Mark knew at a young age that play goes with being the son of a toy inventor.
“He was a fierce competitor. When he was involved [in the game], we didn’t win,” Mark said.
Hard to believe that 47 years after Twister hit the market, the world almost missed out. The iconic mat posed a problem in the beginning. Initially made out of a shower curtain, Foley made a deal to sell 1 million games to get production in place.
“Making the mat, in and of itself, was a challenge, because there was a manufacturer that would manufacture the shower curtains, but didn’t have a machine set up to do the design he needed,” Mark said.
Foley also ran into issues with the game patent.
“Initially, the United States patent office rejected his patent. So he went there and played the game with them, and they got it,” Mark said.
But after a plug from Johnny Carson and Eva Gabor, Twister became a game everybody wanted to buy.
Ever the visionary: Chuck Foley wasn’t ready to stop there.

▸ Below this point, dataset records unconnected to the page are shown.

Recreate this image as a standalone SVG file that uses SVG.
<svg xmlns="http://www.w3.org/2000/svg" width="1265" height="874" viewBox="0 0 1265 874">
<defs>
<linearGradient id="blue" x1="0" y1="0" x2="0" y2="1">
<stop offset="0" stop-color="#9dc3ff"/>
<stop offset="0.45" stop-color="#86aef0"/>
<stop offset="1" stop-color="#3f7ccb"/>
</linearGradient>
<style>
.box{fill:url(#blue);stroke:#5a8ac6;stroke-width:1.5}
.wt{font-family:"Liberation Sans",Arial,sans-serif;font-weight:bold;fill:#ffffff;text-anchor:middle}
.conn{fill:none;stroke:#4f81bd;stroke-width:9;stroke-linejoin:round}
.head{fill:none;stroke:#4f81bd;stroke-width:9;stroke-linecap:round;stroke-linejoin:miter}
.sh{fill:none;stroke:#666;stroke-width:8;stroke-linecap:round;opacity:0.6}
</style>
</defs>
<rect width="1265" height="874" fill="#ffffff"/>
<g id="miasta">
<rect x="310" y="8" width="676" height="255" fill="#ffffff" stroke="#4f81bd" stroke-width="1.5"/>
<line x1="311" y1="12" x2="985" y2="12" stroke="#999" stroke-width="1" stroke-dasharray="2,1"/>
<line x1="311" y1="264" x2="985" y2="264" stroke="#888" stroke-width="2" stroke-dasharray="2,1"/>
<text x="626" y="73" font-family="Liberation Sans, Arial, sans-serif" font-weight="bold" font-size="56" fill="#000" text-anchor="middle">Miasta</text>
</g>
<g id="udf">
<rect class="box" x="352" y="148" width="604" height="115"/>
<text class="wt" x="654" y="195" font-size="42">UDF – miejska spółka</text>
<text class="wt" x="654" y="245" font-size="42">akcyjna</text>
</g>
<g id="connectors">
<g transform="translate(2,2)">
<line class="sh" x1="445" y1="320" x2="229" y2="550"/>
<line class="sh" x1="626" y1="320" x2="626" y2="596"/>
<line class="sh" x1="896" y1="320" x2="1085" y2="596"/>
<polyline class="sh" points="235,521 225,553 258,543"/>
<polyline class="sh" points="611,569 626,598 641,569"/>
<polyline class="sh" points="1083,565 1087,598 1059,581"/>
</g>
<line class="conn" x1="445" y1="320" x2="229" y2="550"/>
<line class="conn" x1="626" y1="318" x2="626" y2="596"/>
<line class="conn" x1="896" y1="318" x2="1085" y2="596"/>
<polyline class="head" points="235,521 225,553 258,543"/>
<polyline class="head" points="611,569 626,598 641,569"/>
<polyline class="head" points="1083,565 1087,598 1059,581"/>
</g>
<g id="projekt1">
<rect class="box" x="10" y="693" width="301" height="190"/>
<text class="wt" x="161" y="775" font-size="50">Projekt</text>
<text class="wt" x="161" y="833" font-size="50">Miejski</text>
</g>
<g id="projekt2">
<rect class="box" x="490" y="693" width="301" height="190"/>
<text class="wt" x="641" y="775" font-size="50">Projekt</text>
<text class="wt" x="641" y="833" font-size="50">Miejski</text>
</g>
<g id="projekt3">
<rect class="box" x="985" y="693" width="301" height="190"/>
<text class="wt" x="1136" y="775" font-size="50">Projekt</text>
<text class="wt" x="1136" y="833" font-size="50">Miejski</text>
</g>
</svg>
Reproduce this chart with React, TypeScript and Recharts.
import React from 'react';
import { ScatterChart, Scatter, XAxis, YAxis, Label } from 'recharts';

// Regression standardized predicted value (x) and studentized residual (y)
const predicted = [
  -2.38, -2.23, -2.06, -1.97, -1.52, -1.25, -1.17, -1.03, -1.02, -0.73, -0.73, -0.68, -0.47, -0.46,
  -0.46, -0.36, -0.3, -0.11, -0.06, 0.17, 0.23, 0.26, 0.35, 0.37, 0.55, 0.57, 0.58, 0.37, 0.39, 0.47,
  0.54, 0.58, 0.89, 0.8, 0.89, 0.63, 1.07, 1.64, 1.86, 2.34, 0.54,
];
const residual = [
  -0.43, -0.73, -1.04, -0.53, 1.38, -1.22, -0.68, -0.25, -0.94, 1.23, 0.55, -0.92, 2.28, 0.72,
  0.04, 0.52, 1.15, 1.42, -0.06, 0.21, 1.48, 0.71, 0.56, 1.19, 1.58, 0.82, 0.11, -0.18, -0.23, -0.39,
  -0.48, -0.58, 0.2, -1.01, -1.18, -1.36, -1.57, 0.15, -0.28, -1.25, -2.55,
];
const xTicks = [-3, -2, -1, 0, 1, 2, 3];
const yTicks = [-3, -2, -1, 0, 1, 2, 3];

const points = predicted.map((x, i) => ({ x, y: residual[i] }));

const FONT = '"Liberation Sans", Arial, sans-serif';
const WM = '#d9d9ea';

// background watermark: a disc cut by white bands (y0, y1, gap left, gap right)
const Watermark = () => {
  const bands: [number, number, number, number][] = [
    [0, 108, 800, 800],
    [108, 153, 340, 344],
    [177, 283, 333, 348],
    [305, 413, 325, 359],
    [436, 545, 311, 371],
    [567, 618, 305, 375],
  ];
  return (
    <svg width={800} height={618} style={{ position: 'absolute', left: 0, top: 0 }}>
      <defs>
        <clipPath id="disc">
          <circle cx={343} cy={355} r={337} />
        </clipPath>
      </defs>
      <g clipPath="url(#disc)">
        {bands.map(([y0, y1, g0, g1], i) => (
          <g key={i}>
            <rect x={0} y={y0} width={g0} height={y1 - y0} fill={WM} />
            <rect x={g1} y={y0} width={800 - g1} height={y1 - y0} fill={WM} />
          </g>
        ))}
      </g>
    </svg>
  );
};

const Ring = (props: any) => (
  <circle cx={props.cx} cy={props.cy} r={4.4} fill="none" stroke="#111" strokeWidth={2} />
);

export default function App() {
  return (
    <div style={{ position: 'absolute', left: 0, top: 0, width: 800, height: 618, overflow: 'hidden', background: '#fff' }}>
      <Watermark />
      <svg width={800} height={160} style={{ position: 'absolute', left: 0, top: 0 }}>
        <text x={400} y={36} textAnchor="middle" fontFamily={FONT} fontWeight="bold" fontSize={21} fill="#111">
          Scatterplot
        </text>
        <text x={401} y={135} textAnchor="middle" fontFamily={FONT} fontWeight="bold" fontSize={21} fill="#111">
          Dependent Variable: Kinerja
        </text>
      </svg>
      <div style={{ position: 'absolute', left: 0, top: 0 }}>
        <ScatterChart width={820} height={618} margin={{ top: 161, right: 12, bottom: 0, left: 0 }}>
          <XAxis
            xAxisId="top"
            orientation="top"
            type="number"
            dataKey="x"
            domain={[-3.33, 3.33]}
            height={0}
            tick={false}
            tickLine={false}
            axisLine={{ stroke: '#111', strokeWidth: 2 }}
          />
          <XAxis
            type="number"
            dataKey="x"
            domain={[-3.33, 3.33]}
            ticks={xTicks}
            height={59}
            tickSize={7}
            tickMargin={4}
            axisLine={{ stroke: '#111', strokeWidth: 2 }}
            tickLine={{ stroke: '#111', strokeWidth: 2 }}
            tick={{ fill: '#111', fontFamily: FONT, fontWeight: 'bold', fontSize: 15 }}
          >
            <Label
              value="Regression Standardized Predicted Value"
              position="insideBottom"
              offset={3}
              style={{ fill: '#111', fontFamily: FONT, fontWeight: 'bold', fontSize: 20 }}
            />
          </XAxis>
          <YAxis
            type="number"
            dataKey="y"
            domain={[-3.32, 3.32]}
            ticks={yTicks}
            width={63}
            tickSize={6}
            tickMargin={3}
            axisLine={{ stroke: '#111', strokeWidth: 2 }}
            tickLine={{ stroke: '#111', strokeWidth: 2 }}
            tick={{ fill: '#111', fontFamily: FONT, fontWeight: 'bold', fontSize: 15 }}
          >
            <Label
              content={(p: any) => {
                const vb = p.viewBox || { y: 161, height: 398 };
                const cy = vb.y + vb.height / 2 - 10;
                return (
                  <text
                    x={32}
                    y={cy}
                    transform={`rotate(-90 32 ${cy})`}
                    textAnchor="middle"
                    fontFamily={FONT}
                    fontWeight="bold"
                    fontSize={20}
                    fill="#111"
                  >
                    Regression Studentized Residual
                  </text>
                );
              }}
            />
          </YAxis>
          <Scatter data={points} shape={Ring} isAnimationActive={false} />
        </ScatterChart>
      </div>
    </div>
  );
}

The Minnesota man is responsible for toy handcuffs, with a lock that made it easy for kids to remove safely, dart boards that used darts with a flat head, and of course more games.
He even ventured outside the toy market. Foley and his son brought an adhesive removal product to store shelves called “Un-DU.”
An inventor into his 70s, it’s the drive to create that his loved ones will remember most.
“He was always interested in improving, or making the quality of life, or the quality of play, better,” Mark said.
The true legacy of someone you might call the original gamer.
Chuck Foley didn’t work alone. He teamed up with another Minnesota man on Twister and several other toys and games.
Neil Raben is still alive and doing well in Mora, Minn.